▶ [DATA LINES]:
╭──

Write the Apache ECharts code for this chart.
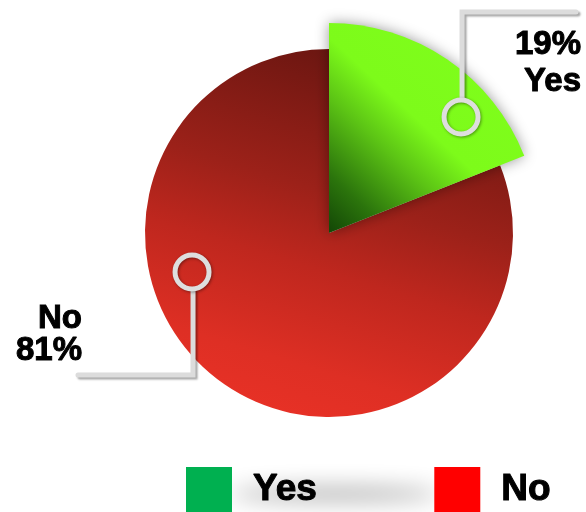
<!DOCTYPE html>
<html>
<head>
<meta charset="utf-8">
<script src="https://cdn.jsdelivr.net/npm/echarts@6/dist/echarts.min.js"></script>
<style>
  html, body { margin: 0; padding: 0; background: #ffffff; }
  #chart { width: 586px; height: 512px; }
</style>
</head>
<body>
<div id="chart"></div>
<script>
// Survey answers
const categories = ['Yes', 'No'];
const values = [19, 81];
const legendColors = ['#00b050', '#ff0000'];

const FONT = '"Liberation Sans", Arial, Helvetica, sans-serif';

// Pie geometry (pixels)
const CX = 329, CY = 233;
const RADIUS = { Yes: 210, No: 184 };
const RING_R = 17;

// Slice fills
const fills = {
  Yes: {
    type: 'linear', x: 0, y: 1, x2: 1, y2: 0,
    colorStops: [
      { offset: 0, color: '#134606' },
      { offset: 0.15, color: '#2b740c' },
      { offset: 0.35, color: '#5cc415' },
      { offset: 0.5, color: '#7dfb1a' },
      { offset: 1, color: '#80ff1c' }
    ]
  },
  No: {
    type: 'linear', x: 0.65, y: 0, x2: 0.35, y2: 1,
    colorStops: [
      { offset: 0, color: '#661510' },
      { offset: 0.4, color: '#9c2119' },
      { offset: 0.6, color: '#bf271e' },
      { offset: 0.85, color: '#de2f24' },
      { offset: 1, color: '#e83126' }
    ]
  }
};

// Callout placement: marker angle (deg, counter-clockwise from 3 o'clock),
// fraction of the slice radius, elbow and text anchors
const callouts = {
  Yes: { angle: 41.3, frac: 0.837, dir: -1, elbowY: 12, endX: 576, textX: 581, textY: 26, lineHeight: 37, fmt: '{d}%\n{b}' },
  No:  { angle: 195.9, frac: 0.774, dir: 1, elbowY: 375, endX: 78, textX: 82, textY: 303, lineHeight: 32, fmt: '{b}\n{d}%' }
};

function markerPoint(name) {
  const c = callouts[name];
  const a = c.angle * Math.PI / 180;
  const r = RADIUS[name] * c.frac;
  return [CX + r * Math.cos(a), CY - r * Math.sin(a)];
}

function leaderPoints(name) {
  const c = callouts[name];
  const p = markerPoint(name);
  const lineX = p[0] + 1;
  return [
    [lineX, p[1] + c.dir * (RING_R + 2)],
    [lineX, c.elbowY],
    [c.endX, c.elbowY]
  ];
}

function seriesFor(active, z) {
  const c = callouts[active];
  return {
    type: 'pie',
    z: z,
    center: [CX, CY],
    radius: [0, RADIUS[active]],
    startAngle: 90,
    clockwise: true,
    animation: false,
    silent: true,
    avoidLabelOverlap: false,
    data: categories.map((name, i) => {
      if (name !== active) {
        return {
          name, value: values[i],
          itemStyle: { color: 'rgba(0,0,0,0)', borderWidth: 0 },
          label: { show: false },
          labelLine: { show: false }
        };
      }
      return {
        name, value: values[i],
        itemStyle: active === 'Yes'
          ? { color: fills[name], borderWidth: 0, shadowBlur: 14, shadowColor: 'rgba(0,0,0,0.4)' }
          : { color: fills[name], borderWidth: 0 },
        label: {
          show: true,
          position: 'outside',
          formatter: c.fmt,
          fontFamily: FONT,
          fontSize: 33,
          fontWeight: 'bold',
          color: '#000',
          textBorderColor: '#000',
          textBorderWidth: 1,
          lineHeight: c.lineHeight,
          align: 'right'
        },
        labelLine: { show: false }
      };
    }),
    labelLayout: function () {
      return { x: c.textX, y: c.textY, align: 'right', verticalAlign: 'top' };
    }
  };
}

const chart = echarts.init(document.getElementById('chart'), null, { renderer: 'canvas' });

const leaders = categories.map(name => ({
  type: 'polyline',
  z: 99,
  silent: true,
  shape: { points: leaderPoints(name) },
  style: {
    fill: 'none', stroke: '#dcdcdc', lineWidth: 5, lineCap: 'round', lineJoin: 'miter',
    shadowBlur: 2, shadowColor: 'rgba(0,0,0,0.35)', shadowOffsetX: 2, shadowOffsetY: 2
  }
}));

const rings = categories.map(name => {
  const p = markerPoint(name);
  return {
    type: 'circle',
    z: 100,
    silent: true,
    shape: { cx: p[0], cy: p[1], r: RING_R },
    style: {
      fill: 'none', stroke: '#dedede', lineWidth: 5,
      shadowBlur: 3, shadowColor: 'rgba(0,0,0,0.4)', shadowOffsetX: 1, shadowOffsetY: 1
    }
  };
});

// soft grey haze under the legend labels (shape kept off-canvas, only its shadow shows)
const legendHaze = {
  type: 'ellipse',
  z: -1,
  silent: true,
  shape: { cx: 335, cy: 1000 + 494, rx: 105, ry: 7 },
  style: {
    fill: '#000', shadowBlur: 22, shadowColor: 'rgba(0,0,0,0.32)', shadowOffsetY: -1000
  }
};

chart.setOption({
  backgroundColor: '#ffffff',
  animation: false,
  legend: {
    left: 186,
    top: 467,
    padding: 0,
    icon: 'rect',
    itemWidth: 46,
    itemHeight: 46,
    itemGap: 117,
    selectedMode: false,
    data: categories.map((name, i) => ({ name, itemStyle: { color: legendColors[i] } })),
    textStyle: {
      fontFamily: FONT,
      fontSize: 37,
      fontWeight: 'bold',
      color: '#000',
      textBorderColor: '#000',
      textBorderWidth: 1,
      padding: [0, 0, 0, 16]
    }
  },
  graphic: [legendHaze].concat(leaders, rings),
  series: [seriesFor('No', 1), seriesFor('Yes', 2)]
});
</script>
</body>
</html>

╰──

▶ [TASK TO CARRY OUT]: Quote every line word for word and keep the images out of the copy.

▶ [REPLY]:
Write the Apache ECharts code for this chart.
<!DOCTYPE html>
<html>
<head>
<meta charset="utf-8">
<script src="https://cdn.jsdelivr.net/npm/echarts@6/dist/echarts.min.js"></script>
<style>
  html, body { margin: 0; padding: 0; background: #ffffff; }
  #chart { width: 586px; height: 512px; }
</style>
</head>
<body>
<div id="chart"></div>
<script>
// Survey answers
const categories = ['Yes', 'No'];
const values = [19, 81];
const legendColors = ['#00b050', '#ff0000'];

const FONT = '"Liberation Sans", Arial, Helvetica, sans-serif';

// Pie geometry (pixels)
const CX = 329, CY = 233;
const RADIUS = { Yes: 210, No: 184 };
const RING_R = 17;

// Slice fills
const fills = {
  Yes: {
    type: 'linear', x: 0, y: 1, x2: 1, y2: 0,
    colorStops: [
      { offset: 0, color: '#134606' },
      { offset: 0.15, color: '#2b740c' },
      { offset: 0.35, color: '#5cc415' },
      { offset: 0.5, color: '#7dfb1a' },
      { offset: 1, color: '#80ff1c' }
    ]
  },
  No: {
    type: 'linear', x: 0.65, y: 0, x2: 0.35, y2: 1,
    colorStops: [
      { offset: 0, color: '#661510' },
      { offset: 0.4, color: '#9c2119' },
      { offset: 0.6, color: '#bf271e' },
      { offset: 0.85, color: '#de2f24' },
      { offset: 1, color: '#e83126' }
    ]
  }
};

// Callout placement: marker angle (deg, counter-clockwise from 3 o'clock),
// fraction of the slice radius, elbow and text anchors
const callouts = {
  Yes: { angle: 41.3, frac: 0.837, dir: -1, elbowY: 12, endX: 576, textX: 581, textY: 26, lineHeight: 37, fmt: '{d}%\n{b}' },
  No:  { angle: 195.9, frac: 0.774, dir: 1, elbowY: 375, endX: 78, textX: 82, textY: 303, lineHeight: 32, fmt: '{b}\n{d}%' }
};

function markerPoint(name) {
  const c = callouts[name];
  const a = c.angle * Math.PI / 180;
  const r = RADIUS[name] * c.frac;
  return [CX + r * Math.cos(a), CY - r * Math.sin(a)];
}

function leaderPoints(name) {
  const c = callouts[name];
  const p = markerPoint(name);
  const lineX = p[0] + 1;
  return [
    [lineX, p[1] + c.dir * (RING_R + 2)],
    [lineX, c.elbowY],
    [c.endX, c.elbowY]
  ];
}

function seriesFor(active, z) {
  const c = callouts[active];
  return {
    type: 'pie',
    z: z,
    center: [CX, CY],
    radius: [0, RADIUS[active]],
    startAngle: 90,
    clockwise: true,
    animation: false,
    silent: true,
    avoidLabelOverlap: false,
    data: categories.map((name, i) => {
      if (name !== active) {
        return {
          name, value: values[i],
          itemStyle: { color: 'rgba(0,0,0,0)', borderWidth: 0 },
          label: { show: false },
          labelLine: { show: false }
        };
      }
      return {
        name, value: values[i],
        itemStyle: active === 'Yes'
          ? { color: fills[name], borderWidth: 0, shadowBlur: 14, shadowColor: 'rgba(0,0,0,0.4)' }
          : { color: fills[name], borderWidth: 0 },
        label: {
          show: true,
          position: 'outside',
          formatter: c.fmt,
          fontFamily: FONT,
          fontSize: 33,
          fontWeight: 'bold',
          color: '#000',
          textBorderColor: '#000',
          textBorderWidth: 1,
          lineHeight: c.lineHeight,
          align: 'right'
        },
        labelLine: { show: false }
      };
    }),
    labelLayout: function () {
      return { x: c.textX, y: c.textY, align: 'right', verticalAlign: 'top' };
    }
  };
}

const chart = echarts.init(document.getElementById('chart'), null, { renderer: 'canvas' });

const leaders = categories.map(name => ({
  type: 'polyline',
  z: 99,
  silent: true,
  shape: { points: leaderPoints(name) },
  style: {
    fill: 'none', stroke: '#dcdcdc', lineWidth: 5, lineCap: 'round', lineJoin: 'miter',
    shadowBlur: 2, shadowColor: 'rgba(0,0,0,0.35)', shadowOffsetX: 2, shadowOffsetY: 2
  }
}));

const rings = categories.map(name => {
  const p = markerPoint(name);
  return {
    type: 'circle',
    z: 100,
    silent: true,
    shape: { cx: p[0], cy: p[1], r: RING_R },
    style: {
      fill: 'none', stroke: '#dedede', lineWidth: 5,
      shadowBlur: 3, shadowColor: 'rgba(0,0,0,0.4)', shadowOffsetX: 1, shadowOffsetY: 1
    }
  };
});

// soft grey haze under the legend labels (shape kept off-canvas, only its shadow shows)
const legendHaze = {
  type: 'ellipse',
  z: -1,
  silent: true,
  shape: { cx: 335, cy: 1000 + 494, rx: 105, ry: 7 },
  style: {
    fill: '#000', shadowBlur: 22, shadowColor: 'rgba(0,0,0,0.32)', shadowOffsetY: -1000
  }
};

chart.setOption({
  backgroundColor: '#ffffff',
  animation: false,
  legend: {
    left: 186,
    top: 467,
    padding: 0,
    icon: 'rect',
    itemWidth: 46,
    itemHeight: 46,
    itemGap: 117,
    selectedMode: false,
    data: categories.map((name, i) => ({ name, itemStyle: { color: legendColors[i] } })),
    textStyle: {
      fontFamily: FONT,
      fontSize: 37,
      fontWeight: 'bold',
      color: '#000',
      textBorderColor: '#000',
      textBorderWidth: 1,
      padding: [0, 0, 0, 16]
    }
  },
  graphic: [legendHaze].concat(leaders, rings),
  series: [seriesFor('No', 1), seriesFor('Yes', 2)]
});
</script>
</body>
</html>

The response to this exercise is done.